Shows: ZFS pool health, root usage, compression ratio, snapshot count, boot environments, memory, CPU, uptime, and service status.


node_exporter (per-host metrics)

Install on every node you want to monitor:

CentOS/RHEL

dnf install -y golang  # or download the binary directly

# Download node_exporter
curl -LO https://github.com/prometheus/node_exporter/releases/download/v1.8.2/node_exporter-1.8.2.linux-amd64.tar.gz
tar xzf node_exporter-1.8.2.linux-amd64.tar.gz
cp node_exporter-1.8.2.linux-amd64/node_exporter /usr/local/bin/

Debian

apt install -y prometheus-node-exporter
systemctl enable --now prometheus-node-exporter
# Done — skip the systemd unit creation below

Systemd service (CentOS, or if installed from binary)

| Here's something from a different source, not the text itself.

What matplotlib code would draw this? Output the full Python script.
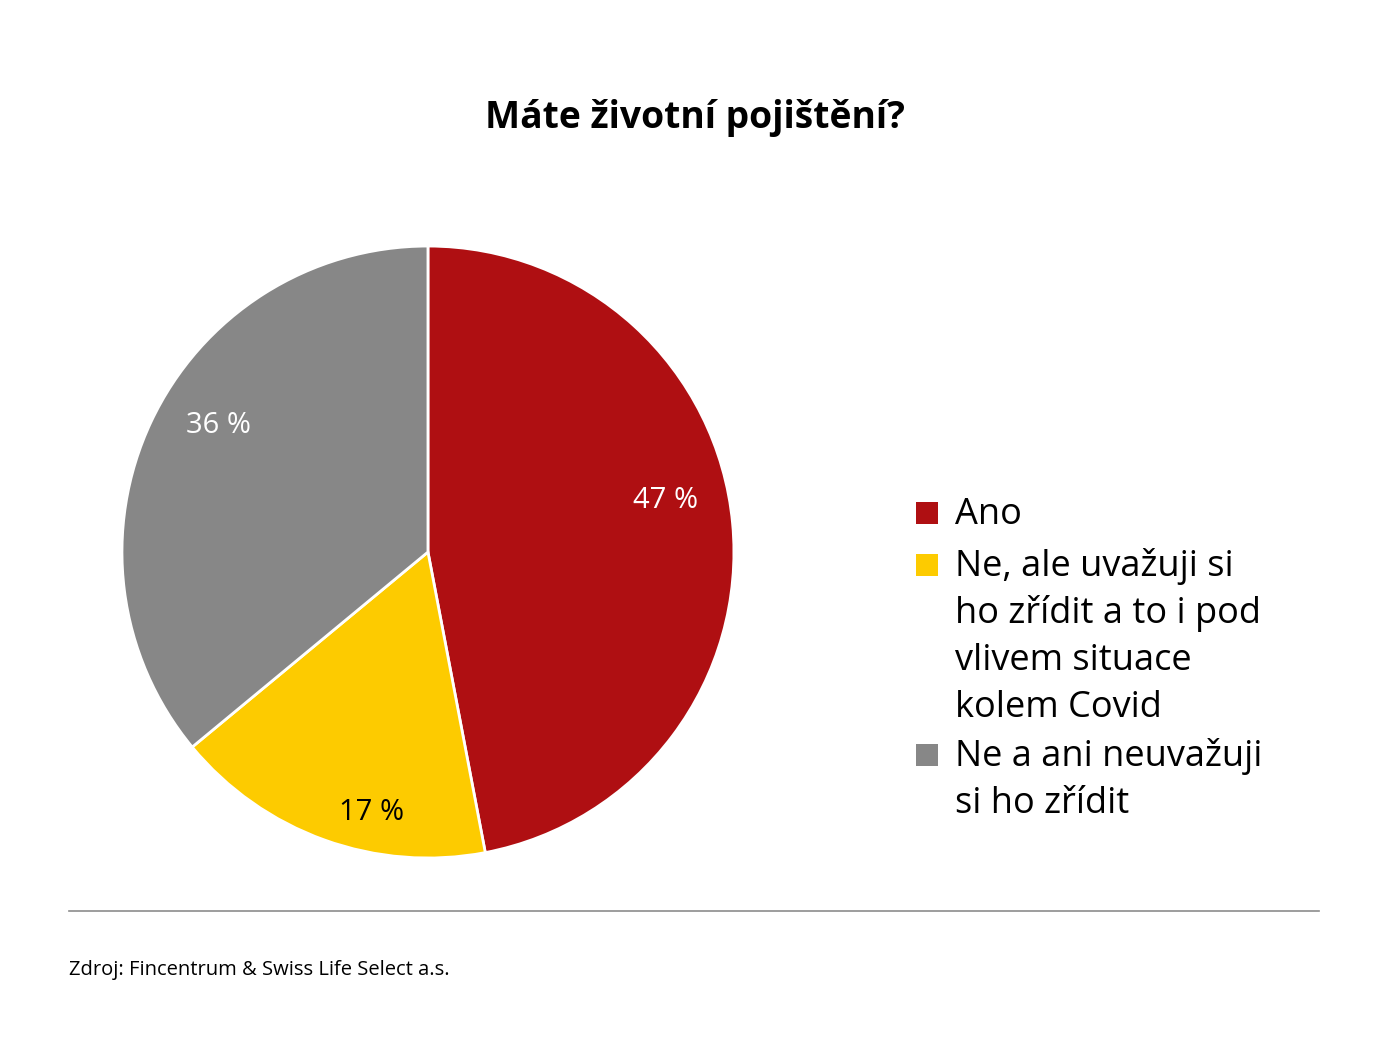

useradd --no-create-home --shell /sbin/nologin node_exporter

cat > /etc/systemd/system/node_exporter.service << 'EOF'
[Unit]
Description=Prometheus Node Exporter
After=network-online.target

[Service]
User=node_exporter
ExecStart=/usr/local/bin/node_exporter \
  --collector.zfs \
  --collector.systemd \
  --collector.processes
Restart=always

[Install]
WantedBy=multi-user.target
EOF

systemctl daemon-reload
systemctl enable --now node_exporter

Verify

curl -s http://localhost:9100/metrics | head -20
# Should show metric lines like node_cpu_seconds_total, node_memory_MemTotal_bytes, etc.

ZFS-specific metrics

node_exporter’s --collector.zfs exposes:

node_zfs_arc_hits_total
node_zfs_arc_misses_total
node_zfs_arc_size
node_zfs_pool_state{pool="rpool"}     # 0=online, 1=degraded, etc.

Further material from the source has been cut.